Thrown into the maelstrom of worldwide shared experience, the Artifact is a game-changer. A message in a bottle; an alien capsule that wants to communicate. The world reacts as humans always do: with fear and hope and selfishness and love and violence. And insatiable curiosity. (end blurb)
The difficulty I have with describing or even assessing this book is that it felt to me like it was written in three different mindsets. The first 25% of the book falls into that class of science fiction that deals with world crisis - you may recognize the formula. The setting - near future. The cast - someone in power, someone outside of the corridors of power, and a reporter of some kind. Additional cast optional. The crisis - something outside of our control threatens the way of life globally - flood, solar flares, alien incursion, etc.. The artifact is uncovered, ripples reach out, and we see how these dozen or so lives of our cast are affected, in some ways interacting.

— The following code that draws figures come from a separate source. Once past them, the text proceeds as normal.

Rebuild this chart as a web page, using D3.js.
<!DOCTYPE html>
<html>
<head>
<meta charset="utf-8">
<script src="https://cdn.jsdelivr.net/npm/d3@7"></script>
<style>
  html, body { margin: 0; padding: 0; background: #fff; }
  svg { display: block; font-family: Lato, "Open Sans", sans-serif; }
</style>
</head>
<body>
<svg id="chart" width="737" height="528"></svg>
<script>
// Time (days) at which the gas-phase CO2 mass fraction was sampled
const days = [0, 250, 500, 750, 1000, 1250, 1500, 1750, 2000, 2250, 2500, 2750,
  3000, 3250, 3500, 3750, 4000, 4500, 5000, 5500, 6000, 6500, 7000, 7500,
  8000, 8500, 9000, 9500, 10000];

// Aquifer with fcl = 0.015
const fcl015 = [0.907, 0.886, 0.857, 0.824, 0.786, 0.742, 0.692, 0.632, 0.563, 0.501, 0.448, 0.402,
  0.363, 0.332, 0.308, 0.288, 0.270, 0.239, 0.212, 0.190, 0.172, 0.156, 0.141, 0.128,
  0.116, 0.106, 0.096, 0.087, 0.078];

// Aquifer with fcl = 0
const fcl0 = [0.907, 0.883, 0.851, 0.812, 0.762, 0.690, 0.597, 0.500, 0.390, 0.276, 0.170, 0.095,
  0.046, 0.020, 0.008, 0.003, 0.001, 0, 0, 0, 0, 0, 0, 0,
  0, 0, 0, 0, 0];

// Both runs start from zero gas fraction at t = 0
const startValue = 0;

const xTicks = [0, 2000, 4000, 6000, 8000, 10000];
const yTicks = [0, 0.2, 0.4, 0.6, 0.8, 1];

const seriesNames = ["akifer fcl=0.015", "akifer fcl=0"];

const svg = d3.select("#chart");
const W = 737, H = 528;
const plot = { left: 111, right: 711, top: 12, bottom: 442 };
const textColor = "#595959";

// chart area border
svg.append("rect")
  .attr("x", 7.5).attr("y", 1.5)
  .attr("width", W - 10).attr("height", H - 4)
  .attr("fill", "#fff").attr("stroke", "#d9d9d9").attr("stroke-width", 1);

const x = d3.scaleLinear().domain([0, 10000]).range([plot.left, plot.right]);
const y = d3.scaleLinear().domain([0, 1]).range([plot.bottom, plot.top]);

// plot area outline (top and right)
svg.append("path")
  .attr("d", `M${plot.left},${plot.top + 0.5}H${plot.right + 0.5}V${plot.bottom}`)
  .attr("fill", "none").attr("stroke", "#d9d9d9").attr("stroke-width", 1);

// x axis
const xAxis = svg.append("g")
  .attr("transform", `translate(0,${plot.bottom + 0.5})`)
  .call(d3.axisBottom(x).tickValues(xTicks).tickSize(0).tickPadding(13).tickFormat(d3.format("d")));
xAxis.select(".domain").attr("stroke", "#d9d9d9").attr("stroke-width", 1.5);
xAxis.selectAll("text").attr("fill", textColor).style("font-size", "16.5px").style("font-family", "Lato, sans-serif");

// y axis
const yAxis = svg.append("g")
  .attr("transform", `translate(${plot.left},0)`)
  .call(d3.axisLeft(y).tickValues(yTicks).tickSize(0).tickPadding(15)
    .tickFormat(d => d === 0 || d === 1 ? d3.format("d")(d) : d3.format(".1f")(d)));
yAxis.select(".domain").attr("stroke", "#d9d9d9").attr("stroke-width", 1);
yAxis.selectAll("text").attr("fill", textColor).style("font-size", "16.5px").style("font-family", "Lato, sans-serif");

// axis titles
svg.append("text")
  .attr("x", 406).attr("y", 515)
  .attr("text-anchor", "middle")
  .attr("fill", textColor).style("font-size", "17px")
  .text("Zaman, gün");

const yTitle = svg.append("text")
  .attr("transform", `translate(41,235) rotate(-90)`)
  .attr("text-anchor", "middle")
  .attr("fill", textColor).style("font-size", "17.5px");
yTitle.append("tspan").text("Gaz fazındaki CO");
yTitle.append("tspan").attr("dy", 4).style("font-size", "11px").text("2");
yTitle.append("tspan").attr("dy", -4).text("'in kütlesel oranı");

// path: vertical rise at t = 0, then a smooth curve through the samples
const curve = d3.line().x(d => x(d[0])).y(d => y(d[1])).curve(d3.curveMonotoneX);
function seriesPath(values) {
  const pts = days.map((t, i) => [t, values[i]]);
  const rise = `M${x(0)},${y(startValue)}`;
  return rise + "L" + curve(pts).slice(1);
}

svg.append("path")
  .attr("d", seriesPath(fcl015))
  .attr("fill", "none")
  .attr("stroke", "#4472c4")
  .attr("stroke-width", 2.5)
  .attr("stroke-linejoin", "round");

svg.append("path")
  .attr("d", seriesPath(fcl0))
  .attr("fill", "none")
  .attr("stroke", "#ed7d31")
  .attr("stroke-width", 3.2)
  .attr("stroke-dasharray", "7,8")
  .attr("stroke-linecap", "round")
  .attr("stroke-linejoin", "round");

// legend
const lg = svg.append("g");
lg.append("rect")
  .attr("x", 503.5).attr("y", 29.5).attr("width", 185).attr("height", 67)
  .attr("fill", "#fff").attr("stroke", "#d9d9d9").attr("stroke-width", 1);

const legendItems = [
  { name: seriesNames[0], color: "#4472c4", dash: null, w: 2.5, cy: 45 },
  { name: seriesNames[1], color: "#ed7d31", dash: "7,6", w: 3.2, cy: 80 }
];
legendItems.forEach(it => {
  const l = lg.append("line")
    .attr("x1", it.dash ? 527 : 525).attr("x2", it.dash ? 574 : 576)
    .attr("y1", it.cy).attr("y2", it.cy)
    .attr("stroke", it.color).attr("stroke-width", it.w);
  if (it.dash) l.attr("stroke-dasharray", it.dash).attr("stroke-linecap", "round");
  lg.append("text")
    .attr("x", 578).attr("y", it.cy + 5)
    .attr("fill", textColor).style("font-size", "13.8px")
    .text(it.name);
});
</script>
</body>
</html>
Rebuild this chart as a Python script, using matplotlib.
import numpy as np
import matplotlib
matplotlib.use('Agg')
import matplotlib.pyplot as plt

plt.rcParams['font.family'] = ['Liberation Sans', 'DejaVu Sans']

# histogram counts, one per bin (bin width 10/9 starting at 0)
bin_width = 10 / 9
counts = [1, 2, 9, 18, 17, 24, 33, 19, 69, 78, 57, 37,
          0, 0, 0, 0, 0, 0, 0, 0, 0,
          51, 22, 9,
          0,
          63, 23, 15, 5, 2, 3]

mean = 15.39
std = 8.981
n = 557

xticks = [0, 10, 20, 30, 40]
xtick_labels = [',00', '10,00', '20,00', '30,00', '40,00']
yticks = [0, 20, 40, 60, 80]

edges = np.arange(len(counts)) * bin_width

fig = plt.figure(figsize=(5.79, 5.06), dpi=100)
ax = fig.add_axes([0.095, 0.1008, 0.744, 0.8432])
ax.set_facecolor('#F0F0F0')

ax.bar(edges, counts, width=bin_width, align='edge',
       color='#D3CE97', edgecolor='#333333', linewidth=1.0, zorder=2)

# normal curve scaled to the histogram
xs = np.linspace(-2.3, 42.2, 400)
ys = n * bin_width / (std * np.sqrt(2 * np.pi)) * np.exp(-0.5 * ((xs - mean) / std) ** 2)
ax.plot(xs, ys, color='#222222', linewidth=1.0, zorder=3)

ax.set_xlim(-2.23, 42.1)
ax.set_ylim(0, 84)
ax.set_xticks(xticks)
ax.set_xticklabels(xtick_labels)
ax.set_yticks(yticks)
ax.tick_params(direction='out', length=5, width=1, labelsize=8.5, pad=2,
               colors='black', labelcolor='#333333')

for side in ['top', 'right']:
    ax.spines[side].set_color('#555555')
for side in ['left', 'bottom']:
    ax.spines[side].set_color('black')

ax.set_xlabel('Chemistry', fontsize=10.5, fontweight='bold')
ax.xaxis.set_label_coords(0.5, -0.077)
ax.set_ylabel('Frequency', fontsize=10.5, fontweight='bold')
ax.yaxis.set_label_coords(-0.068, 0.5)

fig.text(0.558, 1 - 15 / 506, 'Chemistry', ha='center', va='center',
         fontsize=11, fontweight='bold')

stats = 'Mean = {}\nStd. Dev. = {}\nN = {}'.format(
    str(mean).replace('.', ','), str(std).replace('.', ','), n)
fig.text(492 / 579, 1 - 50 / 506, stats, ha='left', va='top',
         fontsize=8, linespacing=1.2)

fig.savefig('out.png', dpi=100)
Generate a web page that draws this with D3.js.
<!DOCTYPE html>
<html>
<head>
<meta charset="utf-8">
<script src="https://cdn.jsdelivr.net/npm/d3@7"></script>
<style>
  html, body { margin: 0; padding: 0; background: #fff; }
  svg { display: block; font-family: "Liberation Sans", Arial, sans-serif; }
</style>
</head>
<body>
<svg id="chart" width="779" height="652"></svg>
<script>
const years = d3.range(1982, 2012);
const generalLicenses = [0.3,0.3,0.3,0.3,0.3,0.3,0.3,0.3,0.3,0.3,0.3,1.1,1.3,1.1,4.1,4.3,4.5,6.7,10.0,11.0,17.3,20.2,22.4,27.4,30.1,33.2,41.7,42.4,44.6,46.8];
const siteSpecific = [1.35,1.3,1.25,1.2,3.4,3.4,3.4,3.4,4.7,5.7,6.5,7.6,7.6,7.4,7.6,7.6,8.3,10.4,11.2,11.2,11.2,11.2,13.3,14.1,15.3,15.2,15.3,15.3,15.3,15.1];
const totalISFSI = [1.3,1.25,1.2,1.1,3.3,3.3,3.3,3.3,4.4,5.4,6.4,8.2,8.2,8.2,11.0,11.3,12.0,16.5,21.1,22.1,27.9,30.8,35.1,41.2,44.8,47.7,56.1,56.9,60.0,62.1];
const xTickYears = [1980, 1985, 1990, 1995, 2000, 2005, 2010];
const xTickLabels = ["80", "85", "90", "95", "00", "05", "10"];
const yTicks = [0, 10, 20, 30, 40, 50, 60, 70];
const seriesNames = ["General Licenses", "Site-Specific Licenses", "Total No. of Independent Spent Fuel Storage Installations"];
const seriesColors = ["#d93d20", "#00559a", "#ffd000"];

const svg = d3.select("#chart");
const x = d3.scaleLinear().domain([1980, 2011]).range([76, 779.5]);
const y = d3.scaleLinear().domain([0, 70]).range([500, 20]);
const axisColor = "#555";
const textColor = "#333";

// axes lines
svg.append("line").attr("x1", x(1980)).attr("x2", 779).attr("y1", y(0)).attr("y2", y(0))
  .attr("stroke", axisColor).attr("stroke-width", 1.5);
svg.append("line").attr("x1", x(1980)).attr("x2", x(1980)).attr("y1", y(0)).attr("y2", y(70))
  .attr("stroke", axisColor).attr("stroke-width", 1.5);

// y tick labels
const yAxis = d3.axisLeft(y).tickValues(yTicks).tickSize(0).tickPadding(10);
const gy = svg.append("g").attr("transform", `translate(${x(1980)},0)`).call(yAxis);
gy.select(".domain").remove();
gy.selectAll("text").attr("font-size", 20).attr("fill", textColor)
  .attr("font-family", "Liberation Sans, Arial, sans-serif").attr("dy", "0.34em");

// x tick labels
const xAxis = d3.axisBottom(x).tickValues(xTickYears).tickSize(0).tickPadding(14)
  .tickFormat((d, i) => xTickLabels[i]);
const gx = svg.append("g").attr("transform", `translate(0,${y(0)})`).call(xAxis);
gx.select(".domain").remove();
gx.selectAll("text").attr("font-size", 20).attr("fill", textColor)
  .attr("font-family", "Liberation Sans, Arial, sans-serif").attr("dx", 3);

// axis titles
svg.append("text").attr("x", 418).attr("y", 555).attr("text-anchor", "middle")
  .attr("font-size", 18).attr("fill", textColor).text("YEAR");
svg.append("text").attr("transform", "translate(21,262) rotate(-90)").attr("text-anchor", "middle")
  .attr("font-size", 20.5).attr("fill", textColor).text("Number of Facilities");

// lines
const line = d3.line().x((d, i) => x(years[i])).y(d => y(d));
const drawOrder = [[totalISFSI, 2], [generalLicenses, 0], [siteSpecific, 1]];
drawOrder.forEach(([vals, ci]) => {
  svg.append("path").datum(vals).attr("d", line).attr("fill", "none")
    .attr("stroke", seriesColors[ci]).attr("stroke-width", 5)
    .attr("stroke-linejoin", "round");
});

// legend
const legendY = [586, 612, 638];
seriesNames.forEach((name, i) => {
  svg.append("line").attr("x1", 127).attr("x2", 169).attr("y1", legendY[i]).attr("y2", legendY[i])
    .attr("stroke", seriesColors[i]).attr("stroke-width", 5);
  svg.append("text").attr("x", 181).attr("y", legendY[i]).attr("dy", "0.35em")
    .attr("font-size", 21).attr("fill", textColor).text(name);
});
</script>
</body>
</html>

Then the book takes a shift.
I'm glossing over, because I'm trying to avoid any spoilers, but the next chunk of the book (@50%) left me growing impatient for something to actually happen. That isn't to say that there isn't action or progress, but the middle seemed to stretch on and on without any satisfaction of resolution. Towards the end of this chunck we get a lot of tantalyzing clues and suggestions about our place in the universe, answers to the Fermi paradox, etc.. I would classify this portion of the book as less sci-fi disaster novel and back down into the near future thriller genre.
Then came the last 25%. Neither crisis novel nor thriller, this part of the book was pure speculative space opera, which if we're talking science fiction, is known to be my preference. It'll be no suprise that I wish the writing in the last 25% of the book had actually been more like 75%.
Brin is very much in touch with modern technology, and it shows in this book. Our near future citizens aren't that displaced from today. The gadgets are shinier and smaller, but the concepts are the same, or at least taken to their next few logical steps. Its only after reading the Afterword, where Brin explains himself and the novel a little more, that we learn that a lof of that first 25% of the book was previously written material that was worked in. Although I enjoyed those bits - especially the homage to uplift - I didn't feel like they were satisfactorily given a conclusion. The same happened later in the book, where we were led along certain paths and then never saw the characters involved again, leaving those subplots just dangling.
Don't be discouraged. Existence was still a good read by a great author, just be prepared to do a little work to get there.
Thanks to NetGalley and Tor/Forge for an advance copy of the novel.